## Exercise inputs
- - - - - - -
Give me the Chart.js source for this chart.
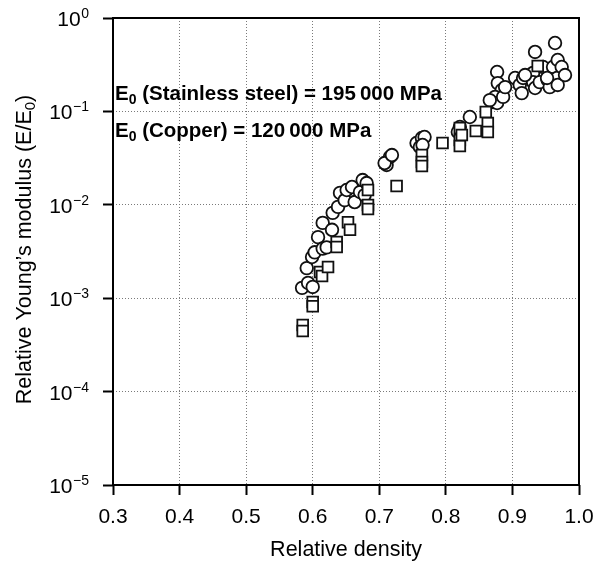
<!doctype html>
<html lang="en">
<head>
<meta charset="utf-8">
<title>Relative Young's modulus vs relative density</title>
<script src="https://cdn.jsdelivr.net/npm/chart.js@4.4.1/dist/chart.umd.min.js"></script>
<style>
  body { margin: 0; background: #fff; }
</style>
</head>
<body>
<canvas id="modChart" width="595" height="565"></canvas>
<script>
// stainless steel samples (circles)
var steelDensity = [0.584, 0.593, 0.600, 0.591, 0.599, 0.603, 0.608, 0.615, 0.621, 0.615,
  0.629, 0.630, 0.638, 0.641, 0.648, 0.651, 0.659, 0.663, 0.671, 0.675,
  0.681, 0.678, 0.711, 0.716, 0.708, 0.719, 0.756, 0.764, 0.768, 0.761,
  0.765, 0.836, 0.821, 0.818, 0.871, 0.877, 0.878, 0.884, 0.874, 0.877,
  0.886, 0.866, 0.889, 0.904, 0.911, 0.914, 0.916, 0.931, 0.934, 0.931,
  0.934, 0.941, 0.946, 0.953, 0.956, 0.961, 0.964, 0.968, 0.967, 0.968,
  0.974, 0.979, 0.919, 0.952];
var steelModulus = [0.00129, 0.00146, 0.00132, 0.0021, 0.00276, 0.0031, 0.0045, 0.0034, 0.0035, 0.0064,
  0.0054, 0.0082, 0.0095, 0.0134, 0.0112, 0.0144, 0.0155, 0.0107, 0.0137, 0.0184,
  0.0171, 0.0127, 0.0267, 0.0325, 0.028, 0.0341, 0.0459, 0.0519, 0.0532, 0.0416,
  0.0437, 0.0871, 0.0681, 0.0602, 0.126, 0.264, 0.201, 0.169, 0.143, 0.123,
  0.143, 0.132, 0.182, 0.228, 0.192, 0.157, 0.228, 0.258, 0.433, 0.206,
  0.178, 0.206, 0.299, 0.217, 0.182, 0.299, 0.54, 0.355, 0.228, 0.192,
  0.299, 0.245, 0.245, 0.228];

// copper samples (squares)
var copperDensity = [0.585, 0.585, 0.600, 0.600, 0.611, 0.614, 0.623, 0.636, 0.636, 0.653,
  0.656, 0.683, 0.683, 0.683, 0.726, 0.764, 0.764, 0.764, 0.795, 0.821,
  0.821, 0.821, 0.824, 0.845, 0.863, 0.863, 0.860, 0.938];
var copperModulus = [0.000516, 0.000446, 0.00091, 0.00082, 0.00191, 0.00173, 0.00216, 0.004, 0.00353, 0.0065,
  0.0054, 0.00995, 0.009, 0.0144, 0.0159, 0.0341, 0.0287, 0.026, 0.0459, 0.0664,
  0.0494, 0.0426, 0.0559, 0.0617, 0.0751, 0.0602, 0.0986, 0.306];

var xTicks = [0.3, 0.4, 0.5, 0.6, 0.7, 0.8, 0.9, 1.0];
var yTicks = [1e-5, 1e-4, 1e-3, 1e-2, 1e-1, 1];
var yTickExp = ['\u22125', '\u22124', '\u22123', '\u22122', '\u22121', '0'];

var notes = [
  ['E', '0', ' (Stainless steel) = 195\u2009000 MPa'],
  ['E', '0', ' (Copper) = 120\u2009000 MPa']
];

var FONT = '"Liberation Sans", Arial, sans-serif';

function points(xs, ys) {
  return xs.map(function (x, i) { return { x: x, y: ys[i] }; });
}

// text with a lowered/raised small piece in the middle: [before, small, after]
function drawSplit(ctx, parts, x, y, size, weight, shift) {
  var big = weight + ' ' + size + 'px ' + FONT;
  var small = weight + ' ' + Math.round(size * 0.68) + 'px ' + FONT;
  ctx.font = big;
  ctx.fillText(parts[0], x, y);
  x += ctx.measureText(parts[0]).width;
  ctx.font = small;
  ctx.fillText(parts[1], x, y + shift);
  x += ctx.measureText(parts[1]).width;
  ctx.font = big;
  ctx.fillText(parts[2], x, y);
}

function splitWidth(ctx, parts, size, weight) {
  ctx.font = weight + ' ' + size + 'px ' + FONT;
  var w = ctx.measureText(parts[0]).width + ctx.measureText(parts[2]).width;
  ctx.font = weight + ' ' + Math.round(size * 0.68) + 'px ' + FONT;
  return w + ctx.measureText(parts[1]).width;
}

var decor = {
  id: 'decor',
  afterDraw: function (chart) {
    var ctx = chart.ctx, a = chart.chartArea, ys = chart.scales.y;
    ctx.save();
    ctx.fillStyle = '#000';
    ctx.strokeStyle = '#000';

    // frame round the plot
    ctx.lineWidth = 2;
    ctx.strokeRect(a.left, a.top, a.right - a.left, a.bottom - a.top);

    // decade labels 10^n
    ctx.textAlign = 'left';
    ctx.textBaseline = 'alphabetic';
    for (var i = 0; i < yTicks.length; i++) {
      var py = ys.getPixelForValue(yTicks[i]);
      ctx.font = '14px ' + FONT;
      var ew = ctx.measureText(yTickExp[i]).width;
      ctx.fillText(yTickExp[i], 89 - ew, py);
      ctx.font = '21px ' + FONT;
      var bw = ctx.measureText('10').width;
      ctx.fillText('10', 89 - ew - bw - 0.5, py + 8);
    }

    // axis titles
    ctx.font = '21.5px ' + FONT;
    ctx.textAlign = 'center';
    ctx.fillText('Relative density', (a.left + a.right) / 2, 556);

    var yTitle = ['Relative Young\u2019s modulus (E/E', '0', ')'];
    ctx.save();
    ctx.translate(31, (a.top + a.bottom) / 2 - 2);
    ctx.rotate(-Math.PI / 2);
    ctx.textAlign = 'left';
    var tw = splitWidth(ctx, yTitle, 21.5, 'normal');
    drawSplit(ctx, yTitle, -tw / 2, 0, 21.5, 'normal', 4);
    ctx.restore();

    // reference moduli
    ctx.textAlign = 'left';
    drawSplit(ctx, notes[0], a.left + 2, 100, 20.5, 'bold', 4);
    drawSplit(ctx, notes[1], a.left + 2, 137, 20.5, 'bold', 4);
    ctx.restore();
  }
};

new Chart(document.getElementById('modChart'), {
  type: 'scatter',
  data: {
    datasets: [{
      label: 'Copper',
      data: points(copperDensity, copperModulus),
      pointStyle: 'rect',
      pointRadius: 7.6,
      backgroundColor: '#fff',
      borderColor: '#111',
      borderWidth: 1.8
    }, {
      label: 'Stainless steel',
      data: points(steelDensity, steelModulus),
      pointStyle: 'circle',
      pointRadius: 6.3,
      backgroundColor: '#fff',
      borderColor: '#111',
      borderWidth: 1.8
    }]
  },
  options: {
    responsive: false,
    animation: false,
    layout: { padding: { top: 18, right: 16, left: 0, bottom: 0 } },
    plugins: {
      legend: { display: false },
      tooltip: { enabled: false }
    },
    scales: {
      x: {
        type: 'linear',
        min: 0.3,
        max: 1.0,
        afterBuildTicks: function (s) { s.ticks = xTicks.map(function (v) { return { value: v }; }); },
        afterFit: function (s) { s.height = 80; s.paddingLeft = 0; s.paddingRight = 0; },
        ticks: {
          color: '#000',
          padding: 10,
          maxRotation: 0,
          font: { family: FONT, size: 21 },
          callback: function (v) { return v.toFixed(1); }
        },
        grid: {
          color: '#7a7a7a',
          lineWidth: 1,
          tickLength: 10,
          tickColor: '#000',
          tickWidth: 2,
          tickBorderDash: []
        },
        border: { display: false, dash: [1, 2] }
      },
      y: {
        type: 'logarithmic',
        min: 1e-5,
        max: 1,
        afterBuildTicks: function (s) { s.ticks = yTicks.map(function (v) { return { value: v }; }); },
        afterFit: function (s) { s.width = 113; s.paddingTop = 0; s.paddingBottom = 0; },
        ticks: { display: false },
        grid: {
          color: '#7a7a7a',
          lineWidth: 1,
          tickLength: 10,
          tickColor: '#000',
          tickWidth: 2,
          tickBorderDash: []
        },
        border: { display: false, dash: [1, 2] }
      }
    }
  },
  plugins: [decor]
});
</script>
</body>
</html>
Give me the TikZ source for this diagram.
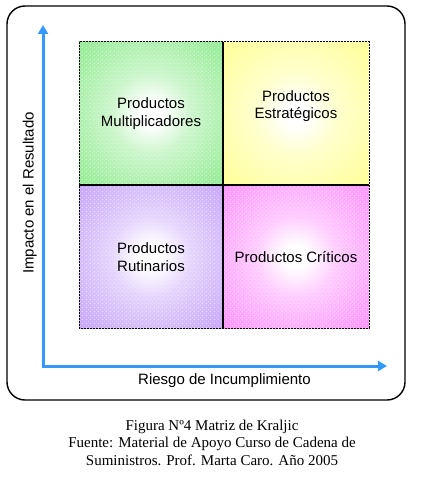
\documentclass[tikz,border=0pt]{standalone}
\usepackage{fontspec}
\setmainfont{Liberation Serif}
\newfontfamily\arialf{Liberation Sans}
\usetikzlibrary{arrows.meta,patterns}
\definecolor{greenQ}{RGB}{140,234,140}
\definecolor{yellowQ}{RGB}{255,255,140}
\definecolor{purpleQ}{RGB}{196,160,250}
\definecolor{pinkQ}{RGB}{255,140,255}
\definecolor{axisblue}{RGB}{51,153,255}
\pgfdeclareradialshading[qout]{qshade}{\pgfpoint{0bp}{0bp}}{color(0bp)=(white); color(4bp)=(white); color(14bp)=(white!55!qout); color(38bp)=(qout); color(50bp)=(qout)}
\pgfdeclarepatternformonly{kdots}{\pgfpointorigin}{\pgfpoint{4pt}{4pt}}{\pgfpoint{4pt}{4pt}}{%
  \pgfpathcircle{\pgfpoint{1pt}{1pt}}{0.55pt}%
  \pgfpathcircle{\pgfpoint{3pt}{3pt}}{0.55pt}%
  \pgfusepath{fill}}
\tikzset{
  qtext/.style={font=\arialf\fontsize{15}{18}\selectfont, anchor=base, inner sep=0pt},
  captext/.style={font=\fontsize{15}{18}\selectfont, anchor=base, inner sep=0pt},
  axis/.style={draw=axisblue, line width=3pt, line join=miter,
    {Triangle[length=9pt,width=10pt]}-{Triangle[length=9pt,width=10pt]}},
  dotsfill/.style={pattern=kdots, pattern color=white, fill opacity=0.7},
}
\begin{document}
\begin{tikzpicture}[x=1pt,y=-1pt]
\useasboundingbox (0,0) rectangle (421,478);
% outer frame
\draw[line width=1.4pt, rounded corners=18pt] (7,6) rectangle (405,400);
% quadrants
\begin{scope}
\colorlet{qout}{greenQ}
\shade[shading=qshade] (79,42) rectangle (223,185);
\colorlet{qout}{yellowQ}
\shade[shading=qshade] (223,42) rectangle (369,185);
\colorlet{qout}{purpleQ}
\shade[shading=qshade] (79,185) rectangle (223,328);
\colorlet{qout}{pinkQ}
\shade[shading=qshade] (223,185) rectangle (369,328);
\end{scope}
\fill[dotsfill] (79,42) rectangle (369,328);
\draw[line width=1pt, dash pattern=on 2pt off 1pt] (79,42) rectangle (369,328);
\draw[line width=1.2pt] (223,42) -- (223,328);
\draw[line width=1.2pt] (79,185) -- (369,185);
% quadrant labels
\node[qtext] (m1) at (151,109) {Productos};
\node[qtext] (m2) at (151,126.5) {Multiplicadores};
\node[qtext] (e1) at (296,101.5) {Productos};
\node[qtext] (e2) at (296,119) {Estratégicos};
\node[qtext] (r1) at (151,253.5) {Productos};
\node[qtext] (r2) at (151,271) {Rutinarios};
\node[qtext] (c1) at (296,262) {Productos Críticos};
% axes
\coordinate (O) at (43,366);
\coordinate (ytip) at (43,25);
\coordinate (xtip) at (387,366);
\draw[axis] (ytip) -- (O) -- (xtip);
\node[qtext] (xlab) at (224.5,384) {Riesgo de Incumplimiento};
\node[qtext, rotate=90] (ylab) at (33.5,193) {Impacto en el Resultado};
% caption
\node[captext] (cap1) at (212,430) {Figura Nº4 Matriz de Kraljic};
\node[captext] (cap2) at (212,447.5) {Fuente: Material de Apoyo Curso de Cadena de};
\node[captext] (cap3) at (212,465) {Suministros. Prof. Marta Caro. Año 2005};
\end{tikzpicture}
\end{document}
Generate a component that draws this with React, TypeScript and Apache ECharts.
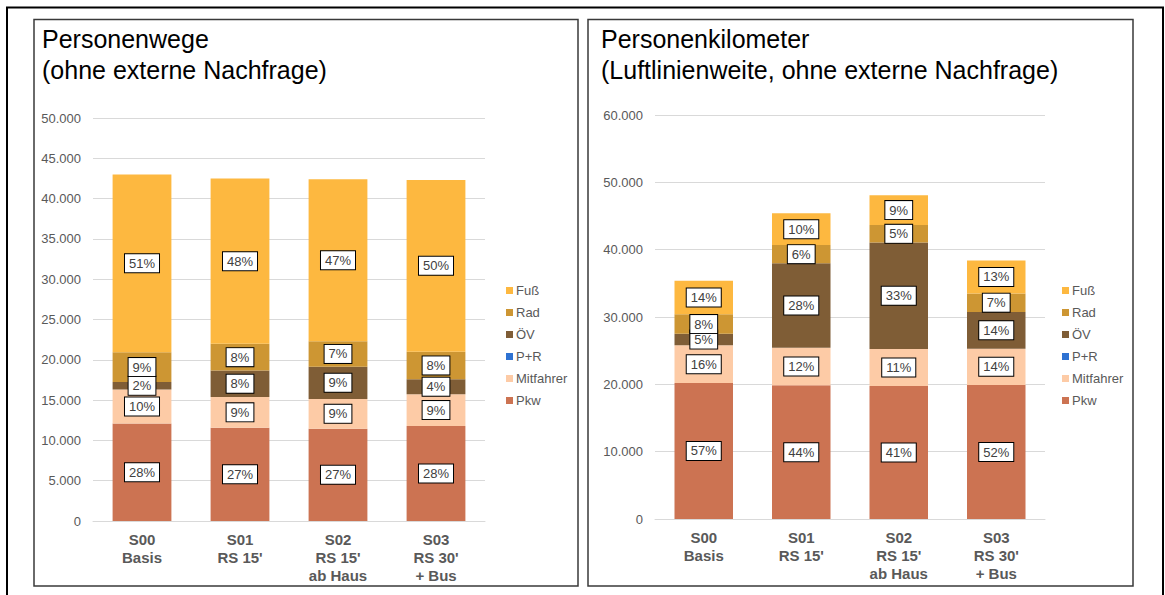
import React, { useEffect, useRef } from "react";
import * as echarts from "echarts";

// Scenario categories (x axis)
const scenarios = ["S00\nBasis", "S01\nRS 15'", "S02\nRS 15'\nab Haus", "S03\nRS 30'\n+ Bus"];

// Transport modes, bottom to top of the stack
const modes = ["Pkw", "Mitfahrer", "P+R", "ÖV", "Rad", "Fuß"];
const modeColors = ["#CC7352", "#FDCBA6", "#2E72D2", "#7F5D36", "#CD9633", "#FDB840"];
const legendOrder = ["Fuß", "Rad", "ÖV", "P+R", "Mitfahrer", "Pkw"];

// Personenwege (ohne externe Nachfrage)
const wegePkw = [12100, 11580, 11450, 11800];
const wegeMitfahrer = [4200, 3800, 3700, 3930];
const wegePR = [0, 0, 0, 0];
const wegeOEV = [950, 3300, 4000, 1860];
const wegeRad = [3700, 3300, 3150, 3420];
const wegeFuss = [22050, 20500, 20100, 21300];

// Personenkilometer (Luftlinienweite, ohne externe Nachfrage)
const kmPkw = [20200, 19850, 19750, 19900];
const kmMitfahrer = [5600, 5590, 5500, 5400];
const kmPR = [0, 0, 0, 0];
const kmOEV = [1700, 12530, 15800, 5450];
const kmRad = [2900, 2730, 2600, 2750];
const kmFuss = [5000, 4700, 4450, 4900];

// Value axis ranges
const wegeAxis = { max: 50000, interval: 5000 };
const kmAxis = { max: 60000, interval: 10000 };

const wegeData = [wegePkw, wegeMitfahrer, wegePR, wegeOEV, wegeRad, wegeFuss];
const kmData = [kmPkw, kmMitfahrer, kmPR, kmOEV, kmRad, kmFuss];

const FONT = "Arial, 'Liberation Sans', sans-serif";
const GREY = "#595959";

const formatThousands = (v: number) => {
  if (v === 0) return "0";
  const s = String(Math.round(v));
  return s.replace(/\B(?=(\d{3})+(?!\d))/g, ".");
};

const columnTotals = (data: number[][]) =>
  scenarios.map((_, i) => data.reduce((sum, arr) => sum + arr[i], 0));

function buildSeries(data: number[][], axisIndex: number) {
  const totals = columnTotals(data);
  return modes.map((name, k) => ({
    name,
    type: "bar",
    stack: "total" + axisIndex,
    xAxisIndex: axisIndex,
    yAxisIndex: axisIndex,
    barWidth: "60%",
    data: data[k],
    itemStyle: { color: modeColors[k] },
    emphasis: { disabled: true },
    label: {
      show: name !== "P+R",
      position: "inside",
      formatter: (p: any) => Math.round((p.value / totals[p.dataIndex]) * 100) + "%",
      fontFamily: FONT,
      fontSize: 13,
      color: "#404040",
      backgroundColor: "#ffffff",
      borderColor: "#000000",
      borderWidth: 1,
      padding: [3, 4, 2, 4],
    },
  }));
}

function xAxisCfg(gridIndex: number) {
  return {
    type: "category",
    gridIndex,
    data: scenarios,
    axisTick: { show: false },
    axisLine: { show: true, lineStyle: { color: "#D9D9D9", width: 1 } },
    axisLabel: {
      fontFamily: FONT,
      fontSize: 15,
      fontWeight: "bold",
      color: GREY,
      lineHeight: 18,
      margin: 9,
      interval: 0,
    },
  };
}

function yAxisCfg(gridIndex: number, range: { max: number; interval: number }) {
  return {
    type: "value",
    gridIndex,
    min: 0,
    max: range.max,
    interval: range.interval,
    axisLine: { show: false },
    axisTick: { show: false },
    splitLine: { lineStyle: { color: "#D9D9D9", width: 1 } },
    axisLabel: {
      fontFamily: FONT,
      fontSize: 13,
      color: GREY,
      margin: 12,
      formatter: formatThousands,
    },
  };
}

function legendCfg(left: number) {
  return {
    orient: "vertical",
    left,
    top: 278,
    data: legendOrder,
    icon: "rect",
    itemWidth: 7,
    itemHeight: 7,
    itemGap: 7,
    selectedMode: false,
    textStyle: { fontFamily: FONT, fontSize: 13, color: GREY, lineHeight: 15, padding: [0, 0, 0, -2] },
  };
}

const titleStyle = { fontFamily: FONT, fontSize: 25, lineHeight: 31, fontWeight: "normal", color: "#000000" };

export default function App() {
  const ref = useRef<HTMLDivElement>(null);

  useEffect(() => {
    document.body.style.margin = "0";
    if (!ref.current) return;
    const chart = echarts.init(ref.current, null, { renderer: "svg" });

    const option: any = {
      animation: false,
      backgroundColor: "#ffffff",
      title: [
        { text: "Personenwege\n(ohne externe Nachfrage)", left: 37, top: 18, textStyle: titleStyle },
        { text: "Personenkilometer\n(Luftlinienweite, ohne externe Nachfrage)", left: 596, top: 18, textStyle: titleStyle },
      ],
      legend: [legendCfg(501), legendCfg(1057)],
      grid: [
        { left: 93, top: 118, width: 392, height: 403 },
        { left: 655, top: 115, width: 390, height: 404 },
      ],
      xAxis: [xAxisCfg(0), xAxisCfg(1)],
      yAxis: [yAxisCfg(0, wegeAxis), yAxisCfg(1, kmAxis)],
      series: [...buildSeries(wegeData, 0), ...buildSeries(kmData, 1)],
      graphic: [
        {
          type: "polyline",
          shape: { points: [[7, 600], [7, 7.5], [1163, 7.5], [1163, 600]] },
          style: { stroke: "#000000", lineWidth: 2, fill: null },
          silent: true,
        },
        {
          type: "rect",
          shape: { x: 34, y: 19.5, width: 544, height: 566.5 },
          style: { stroke: "#3a3a3a", lineWidth: 1.5, fill: null },
          silent: true,
        },
        {
          type: "rect",
          shape: { x: 588, y: 19.5, width: 545, height: 566.5 },
          style: { stroke: "#3a3a3a", lineWidth: 1.5, fill: null },
          silent: true,
        },
      ],
    };

    chart.setOption(option);
    return () => chart.dispose();
  }, []);

  return <div ref={ref} style={{ width: 1165, height: 595 }} />;
}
- - - - - - -
## What to produce
In the entries above, find every line holding the word "Give" and copy it out.

## Final result
Give me the Chart.js source for this chart.
Give me the TikZ source for this diagram.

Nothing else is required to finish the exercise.